**EXERCISE TASK**
List, from the lines below, each one with "chart" in it.

**EXTRACTED DATA**
******************************
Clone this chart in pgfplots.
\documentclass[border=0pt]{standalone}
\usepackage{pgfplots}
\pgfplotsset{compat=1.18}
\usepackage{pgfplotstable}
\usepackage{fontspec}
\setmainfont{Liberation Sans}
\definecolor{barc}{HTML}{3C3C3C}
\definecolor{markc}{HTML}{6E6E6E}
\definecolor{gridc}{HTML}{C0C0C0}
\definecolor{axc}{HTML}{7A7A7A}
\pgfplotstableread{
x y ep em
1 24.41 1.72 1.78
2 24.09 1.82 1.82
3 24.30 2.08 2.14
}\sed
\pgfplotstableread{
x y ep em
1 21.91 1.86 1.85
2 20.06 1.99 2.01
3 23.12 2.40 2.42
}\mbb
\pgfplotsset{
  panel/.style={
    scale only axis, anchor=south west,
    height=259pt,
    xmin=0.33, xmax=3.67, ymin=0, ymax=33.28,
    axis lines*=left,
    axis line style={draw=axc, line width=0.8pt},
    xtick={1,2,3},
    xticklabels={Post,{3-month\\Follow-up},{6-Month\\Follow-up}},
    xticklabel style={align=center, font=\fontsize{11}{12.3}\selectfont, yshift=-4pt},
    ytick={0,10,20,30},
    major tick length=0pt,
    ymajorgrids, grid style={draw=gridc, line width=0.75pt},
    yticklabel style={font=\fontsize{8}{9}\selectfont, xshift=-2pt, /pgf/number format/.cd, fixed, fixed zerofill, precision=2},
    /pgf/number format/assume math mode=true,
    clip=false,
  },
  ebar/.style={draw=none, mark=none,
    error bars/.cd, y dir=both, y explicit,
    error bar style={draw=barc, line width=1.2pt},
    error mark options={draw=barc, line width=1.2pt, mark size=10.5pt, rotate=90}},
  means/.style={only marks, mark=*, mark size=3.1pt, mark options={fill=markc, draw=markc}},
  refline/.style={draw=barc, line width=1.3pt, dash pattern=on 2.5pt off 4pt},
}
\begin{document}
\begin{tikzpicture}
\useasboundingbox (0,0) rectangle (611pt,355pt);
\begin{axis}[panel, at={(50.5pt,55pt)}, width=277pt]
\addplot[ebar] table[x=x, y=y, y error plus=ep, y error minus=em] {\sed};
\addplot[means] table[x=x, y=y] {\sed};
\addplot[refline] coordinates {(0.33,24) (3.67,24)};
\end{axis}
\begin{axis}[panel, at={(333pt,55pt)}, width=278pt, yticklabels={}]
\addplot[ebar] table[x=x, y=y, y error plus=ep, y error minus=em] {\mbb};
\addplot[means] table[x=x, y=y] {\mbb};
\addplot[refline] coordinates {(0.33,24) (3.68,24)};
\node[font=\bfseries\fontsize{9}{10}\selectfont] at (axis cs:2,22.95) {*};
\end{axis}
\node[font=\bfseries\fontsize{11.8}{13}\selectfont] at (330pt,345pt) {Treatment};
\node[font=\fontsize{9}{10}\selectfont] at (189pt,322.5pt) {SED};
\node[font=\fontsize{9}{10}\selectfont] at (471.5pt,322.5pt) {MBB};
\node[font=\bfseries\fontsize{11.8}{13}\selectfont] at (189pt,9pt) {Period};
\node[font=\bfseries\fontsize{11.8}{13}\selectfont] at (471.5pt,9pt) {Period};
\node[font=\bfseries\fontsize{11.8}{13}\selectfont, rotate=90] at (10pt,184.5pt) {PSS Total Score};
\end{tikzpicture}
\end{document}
******************************
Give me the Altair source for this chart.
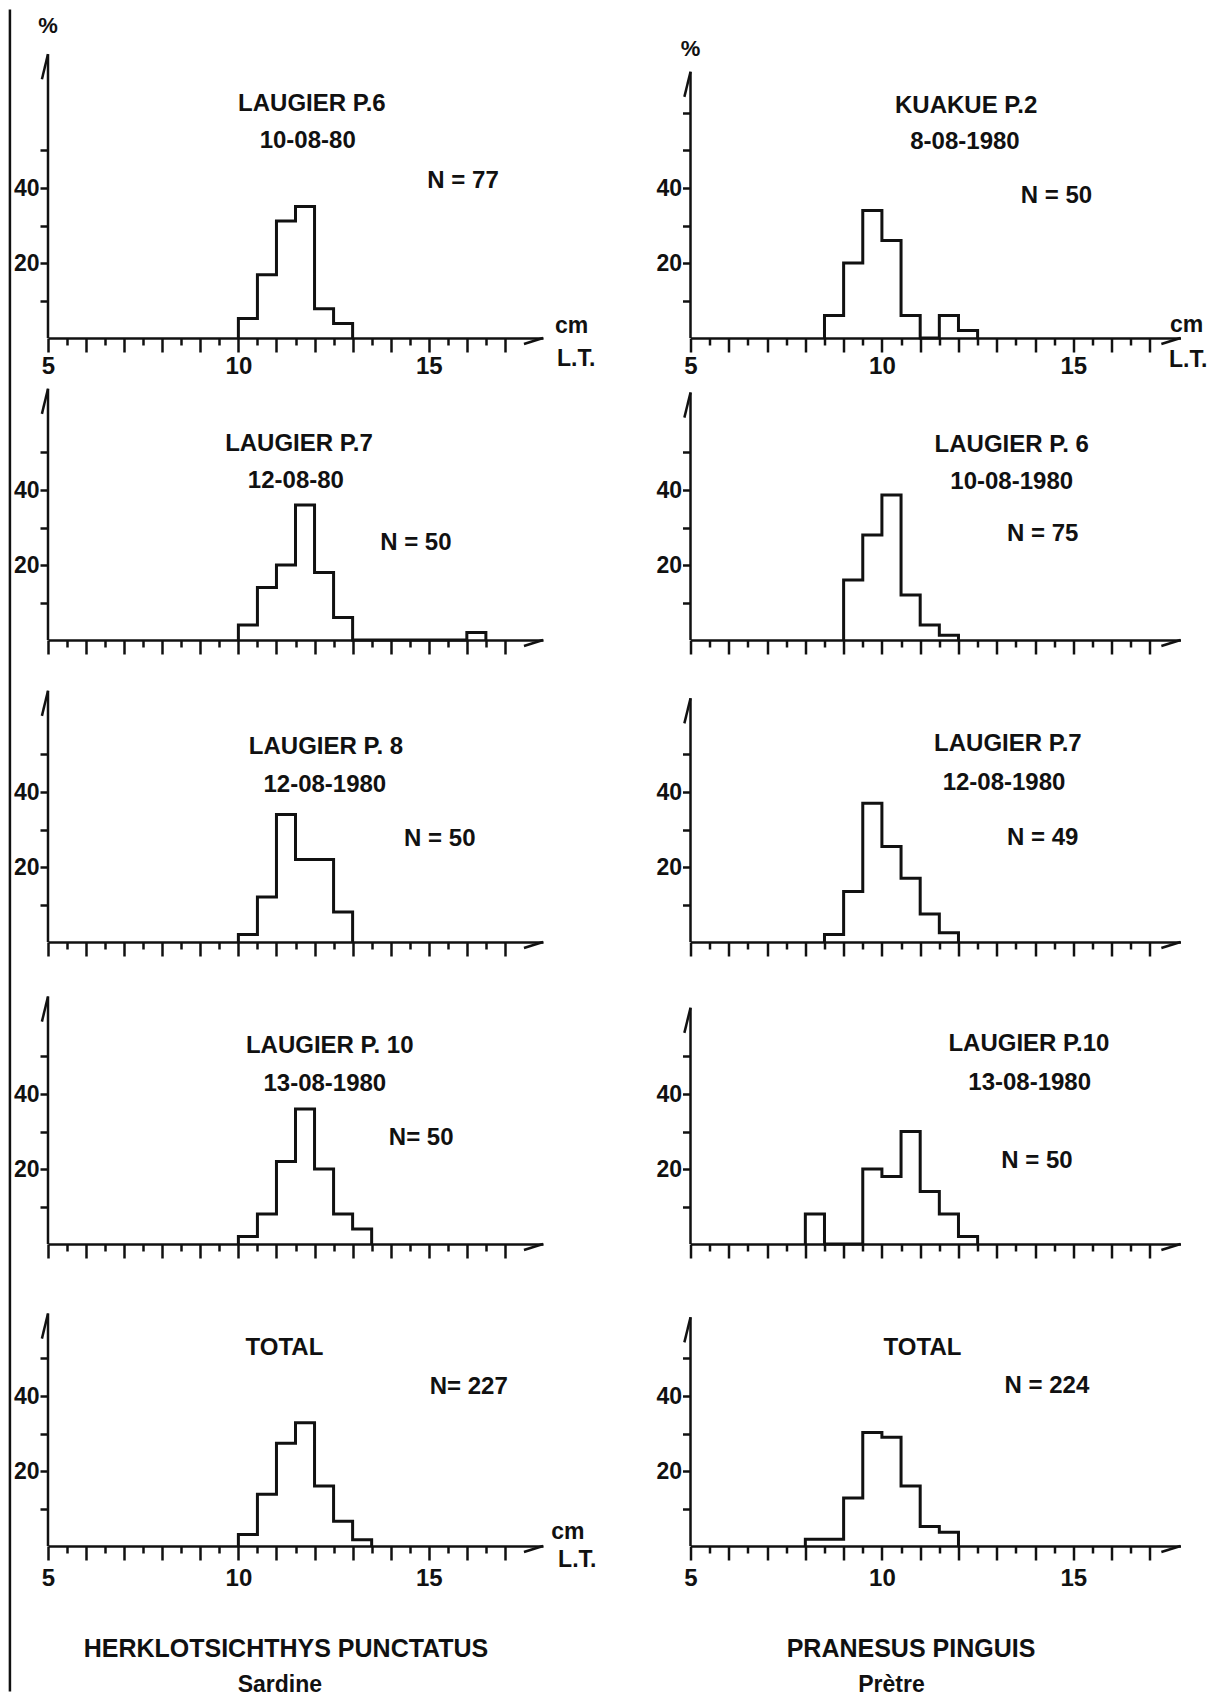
******************************
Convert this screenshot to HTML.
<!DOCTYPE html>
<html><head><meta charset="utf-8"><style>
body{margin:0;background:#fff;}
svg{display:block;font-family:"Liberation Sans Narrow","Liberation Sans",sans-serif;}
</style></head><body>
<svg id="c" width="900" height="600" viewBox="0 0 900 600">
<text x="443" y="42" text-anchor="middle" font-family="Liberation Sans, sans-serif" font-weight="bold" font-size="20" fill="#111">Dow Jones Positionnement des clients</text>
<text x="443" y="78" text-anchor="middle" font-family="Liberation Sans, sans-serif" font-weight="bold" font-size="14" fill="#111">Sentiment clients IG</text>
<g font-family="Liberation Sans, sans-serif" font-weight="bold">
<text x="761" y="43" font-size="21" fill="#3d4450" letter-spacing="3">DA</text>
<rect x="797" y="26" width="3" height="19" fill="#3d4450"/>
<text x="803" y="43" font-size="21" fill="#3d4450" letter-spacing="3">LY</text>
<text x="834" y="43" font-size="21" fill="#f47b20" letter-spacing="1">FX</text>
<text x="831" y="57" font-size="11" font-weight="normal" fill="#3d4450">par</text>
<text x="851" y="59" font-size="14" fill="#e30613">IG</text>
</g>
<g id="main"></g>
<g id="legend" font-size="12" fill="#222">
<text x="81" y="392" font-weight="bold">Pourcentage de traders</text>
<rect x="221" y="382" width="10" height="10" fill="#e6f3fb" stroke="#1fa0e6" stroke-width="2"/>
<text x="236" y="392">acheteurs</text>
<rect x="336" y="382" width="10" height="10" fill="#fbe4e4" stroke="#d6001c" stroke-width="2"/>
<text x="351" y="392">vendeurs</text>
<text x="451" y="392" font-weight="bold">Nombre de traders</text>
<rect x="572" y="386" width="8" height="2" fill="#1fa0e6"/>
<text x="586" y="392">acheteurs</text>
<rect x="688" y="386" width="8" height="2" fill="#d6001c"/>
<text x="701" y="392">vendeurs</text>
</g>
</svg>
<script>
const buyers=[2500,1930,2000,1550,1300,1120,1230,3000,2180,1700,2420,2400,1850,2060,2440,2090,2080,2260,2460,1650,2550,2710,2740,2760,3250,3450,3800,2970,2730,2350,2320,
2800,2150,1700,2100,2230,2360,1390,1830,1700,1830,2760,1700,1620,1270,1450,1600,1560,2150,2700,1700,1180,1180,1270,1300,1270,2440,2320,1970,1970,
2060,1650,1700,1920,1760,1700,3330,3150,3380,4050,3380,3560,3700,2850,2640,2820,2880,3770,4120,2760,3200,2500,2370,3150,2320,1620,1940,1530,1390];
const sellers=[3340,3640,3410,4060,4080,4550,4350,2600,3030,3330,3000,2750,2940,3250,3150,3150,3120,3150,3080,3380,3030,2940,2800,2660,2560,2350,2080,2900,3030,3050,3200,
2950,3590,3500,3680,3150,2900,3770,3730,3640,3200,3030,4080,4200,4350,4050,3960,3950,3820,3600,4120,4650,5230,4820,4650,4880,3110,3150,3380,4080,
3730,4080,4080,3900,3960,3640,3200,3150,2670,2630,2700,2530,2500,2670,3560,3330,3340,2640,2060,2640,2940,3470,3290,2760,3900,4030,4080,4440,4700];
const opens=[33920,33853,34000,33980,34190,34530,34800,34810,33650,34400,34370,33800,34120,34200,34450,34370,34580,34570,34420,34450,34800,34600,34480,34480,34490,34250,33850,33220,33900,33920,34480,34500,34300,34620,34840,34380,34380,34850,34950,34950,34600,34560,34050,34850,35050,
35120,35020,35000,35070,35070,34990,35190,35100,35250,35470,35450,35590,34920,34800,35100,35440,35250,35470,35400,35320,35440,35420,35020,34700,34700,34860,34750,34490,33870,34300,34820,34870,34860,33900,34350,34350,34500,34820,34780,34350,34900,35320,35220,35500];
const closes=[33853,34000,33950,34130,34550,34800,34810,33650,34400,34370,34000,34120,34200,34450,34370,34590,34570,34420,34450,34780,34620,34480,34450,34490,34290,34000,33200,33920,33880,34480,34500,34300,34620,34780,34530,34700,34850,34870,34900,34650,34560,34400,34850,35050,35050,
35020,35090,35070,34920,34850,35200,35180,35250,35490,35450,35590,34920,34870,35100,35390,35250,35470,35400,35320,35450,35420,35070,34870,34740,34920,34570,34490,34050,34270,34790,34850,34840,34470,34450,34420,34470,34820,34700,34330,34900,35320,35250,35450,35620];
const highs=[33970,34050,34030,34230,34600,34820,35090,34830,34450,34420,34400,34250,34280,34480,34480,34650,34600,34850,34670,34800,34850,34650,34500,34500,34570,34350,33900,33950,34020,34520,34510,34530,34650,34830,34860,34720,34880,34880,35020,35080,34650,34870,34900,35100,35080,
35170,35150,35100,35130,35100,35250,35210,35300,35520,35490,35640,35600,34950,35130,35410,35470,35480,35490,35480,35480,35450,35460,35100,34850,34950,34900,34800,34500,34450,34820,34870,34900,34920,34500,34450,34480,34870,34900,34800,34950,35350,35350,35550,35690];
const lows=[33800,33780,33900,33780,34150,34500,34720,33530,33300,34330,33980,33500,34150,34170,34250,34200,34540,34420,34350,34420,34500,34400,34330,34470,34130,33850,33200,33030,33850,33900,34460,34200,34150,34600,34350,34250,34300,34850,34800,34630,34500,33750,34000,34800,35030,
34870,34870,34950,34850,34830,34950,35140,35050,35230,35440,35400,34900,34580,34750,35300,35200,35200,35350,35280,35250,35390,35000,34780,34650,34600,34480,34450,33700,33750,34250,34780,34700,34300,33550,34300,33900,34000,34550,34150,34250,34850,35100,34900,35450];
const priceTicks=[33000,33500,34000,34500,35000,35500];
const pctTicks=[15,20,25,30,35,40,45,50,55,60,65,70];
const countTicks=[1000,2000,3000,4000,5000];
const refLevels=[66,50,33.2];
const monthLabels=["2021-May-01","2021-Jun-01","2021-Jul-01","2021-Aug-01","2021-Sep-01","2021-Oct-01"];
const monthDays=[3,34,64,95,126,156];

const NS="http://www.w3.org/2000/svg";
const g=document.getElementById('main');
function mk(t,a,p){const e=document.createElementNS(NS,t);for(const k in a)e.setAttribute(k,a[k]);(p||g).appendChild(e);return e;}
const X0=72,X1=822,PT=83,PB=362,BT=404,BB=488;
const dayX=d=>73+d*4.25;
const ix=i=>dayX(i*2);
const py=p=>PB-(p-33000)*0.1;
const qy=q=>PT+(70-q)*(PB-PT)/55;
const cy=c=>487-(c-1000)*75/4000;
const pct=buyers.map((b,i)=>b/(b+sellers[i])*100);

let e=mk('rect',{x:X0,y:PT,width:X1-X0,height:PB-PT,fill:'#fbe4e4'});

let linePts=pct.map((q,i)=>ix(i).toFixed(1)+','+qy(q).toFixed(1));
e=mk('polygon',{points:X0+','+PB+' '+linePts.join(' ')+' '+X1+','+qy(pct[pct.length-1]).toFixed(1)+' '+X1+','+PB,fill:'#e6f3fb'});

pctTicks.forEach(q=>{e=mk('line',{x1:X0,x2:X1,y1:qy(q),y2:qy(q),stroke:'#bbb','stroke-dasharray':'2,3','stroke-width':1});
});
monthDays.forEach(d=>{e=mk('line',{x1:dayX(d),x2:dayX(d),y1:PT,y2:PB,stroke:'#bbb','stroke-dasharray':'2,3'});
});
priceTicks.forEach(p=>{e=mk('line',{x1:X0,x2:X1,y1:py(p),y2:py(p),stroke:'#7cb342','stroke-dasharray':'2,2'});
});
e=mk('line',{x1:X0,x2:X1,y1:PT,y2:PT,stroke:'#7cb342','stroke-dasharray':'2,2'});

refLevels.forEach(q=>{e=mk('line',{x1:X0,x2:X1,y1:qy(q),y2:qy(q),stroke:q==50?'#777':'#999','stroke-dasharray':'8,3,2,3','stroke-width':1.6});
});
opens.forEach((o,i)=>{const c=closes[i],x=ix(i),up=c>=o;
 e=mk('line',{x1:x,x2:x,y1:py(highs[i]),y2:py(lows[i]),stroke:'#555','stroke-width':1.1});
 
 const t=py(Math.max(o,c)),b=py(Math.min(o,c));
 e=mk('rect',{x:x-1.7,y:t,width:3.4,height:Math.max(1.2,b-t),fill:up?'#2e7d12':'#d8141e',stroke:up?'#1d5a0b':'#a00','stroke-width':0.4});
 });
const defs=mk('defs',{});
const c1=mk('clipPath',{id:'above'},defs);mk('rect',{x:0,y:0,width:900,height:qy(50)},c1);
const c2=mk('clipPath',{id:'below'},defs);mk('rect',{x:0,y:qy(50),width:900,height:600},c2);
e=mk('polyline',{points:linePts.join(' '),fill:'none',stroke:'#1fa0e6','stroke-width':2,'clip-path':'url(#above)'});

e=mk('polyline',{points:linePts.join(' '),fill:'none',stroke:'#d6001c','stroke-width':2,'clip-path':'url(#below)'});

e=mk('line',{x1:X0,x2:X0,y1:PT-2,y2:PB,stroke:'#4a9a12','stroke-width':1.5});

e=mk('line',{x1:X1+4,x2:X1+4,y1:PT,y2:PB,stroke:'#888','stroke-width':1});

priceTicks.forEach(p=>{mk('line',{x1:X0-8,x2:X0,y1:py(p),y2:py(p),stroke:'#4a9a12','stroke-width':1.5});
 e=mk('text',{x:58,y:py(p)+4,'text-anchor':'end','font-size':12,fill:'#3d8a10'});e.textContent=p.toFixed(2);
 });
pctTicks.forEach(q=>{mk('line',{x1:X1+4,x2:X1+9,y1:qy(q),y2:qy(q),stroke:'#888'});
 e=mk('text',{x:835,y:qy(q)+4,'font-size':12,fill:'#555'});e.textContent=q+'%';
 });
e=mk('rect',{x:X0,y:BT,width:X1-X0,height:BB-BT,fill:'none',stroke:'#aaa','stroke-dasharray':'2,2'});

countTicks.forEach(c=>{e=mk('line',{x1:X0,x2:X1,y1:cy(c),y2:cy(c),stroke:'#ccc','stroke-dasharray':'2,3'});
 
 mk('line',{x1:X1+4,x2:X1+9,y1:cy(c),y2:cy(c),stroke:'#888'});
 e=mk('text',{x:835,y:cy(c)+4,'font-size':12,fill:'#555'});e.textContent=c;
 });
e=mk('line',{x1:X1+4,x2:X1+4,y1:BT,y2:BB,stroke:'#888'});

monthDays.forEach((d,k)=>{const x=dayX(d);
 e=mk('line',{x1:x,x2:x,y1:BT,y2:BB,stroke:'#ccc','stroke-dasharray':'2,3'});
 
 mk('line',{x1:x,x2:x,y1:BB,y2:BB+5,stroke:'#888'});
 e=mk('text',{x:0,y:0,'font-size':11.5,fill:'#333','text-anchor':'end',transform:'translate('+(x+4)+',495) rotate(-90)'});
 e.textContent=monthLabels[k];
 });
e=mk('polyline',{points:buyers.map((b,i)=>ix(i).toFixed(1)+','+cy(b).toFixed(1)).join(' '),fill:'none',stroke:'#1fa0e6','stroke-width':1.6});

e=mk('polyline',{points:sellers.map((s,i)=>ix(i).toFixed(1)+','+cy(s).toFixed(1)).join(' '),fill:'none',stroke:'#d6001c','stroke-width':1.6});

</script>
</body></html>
******************************
**FULL OUTPUT**
Clone this chart in pgfplots.
Give me the Altair source for this chart.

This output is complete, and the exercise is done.